Colin Harrison

Personal information
- Date of birth: 18 March 1946 (age 79)
- Place of birth: Pelsall, England
- Position: Defender

Youth career
- Walsall

Senior career*
- Years: Team / Apps / (Gls)
- 1964–1982: Walsall / 473 / (33)
- 1982–1983: Rushall Olympic

= Colin Harrison (footballer) =

English footballer

Colin Harrison (born 18 March 1946) is an English former professional footballer who played as a full back. He spent his entire professional career at Walsall where he holds the record for the most Football League appearances made by any one player at the club, making 473 league appearances across 18 years.

==Career==
A product of the Walsall youth system, he signed for the club on amateur terms in June 1961 before turning professional on 13 November 1963. His league debut came in September 1964 against Southend United and in his early days at the club he was employed as a utility player before settling into the role of full back. He established himself as first choice in that position for a number of years until suffering an injury in 1979 which saw him miss all but three of the league games in the 1979–80 season. He returned for 19 league appearances the following season and made his final appearance in a game against Chesterfield in September 1981.

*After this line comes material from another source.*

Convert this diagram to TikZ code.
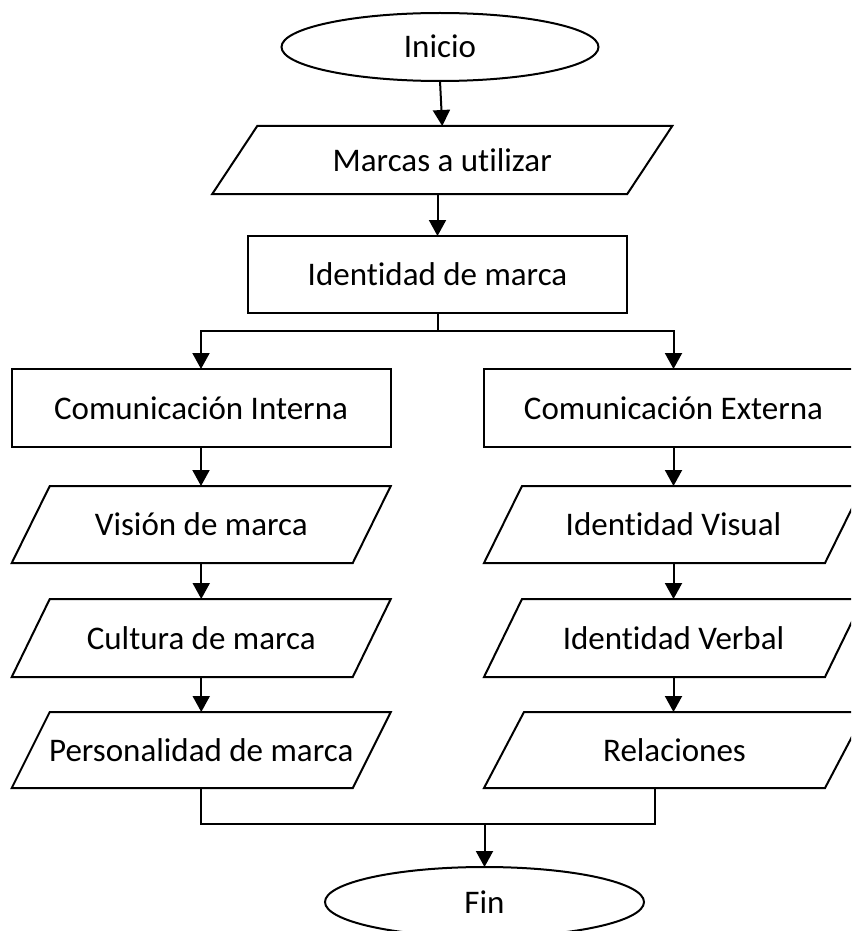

Towards the end of his time at Walsall, Harrison also acted as trainer of the reserve team. Harrison made in total either 467 or 473 league appearances depending on the source consulted. He left the club in 1982 and signed for local non-league side Rushall Olympic in August 1982 before leaving the club and retiring in early 1983.

Harrison also held the record for most Walsall appearances in all competitions until this was overhauled by Jimmy Walker in January 2012.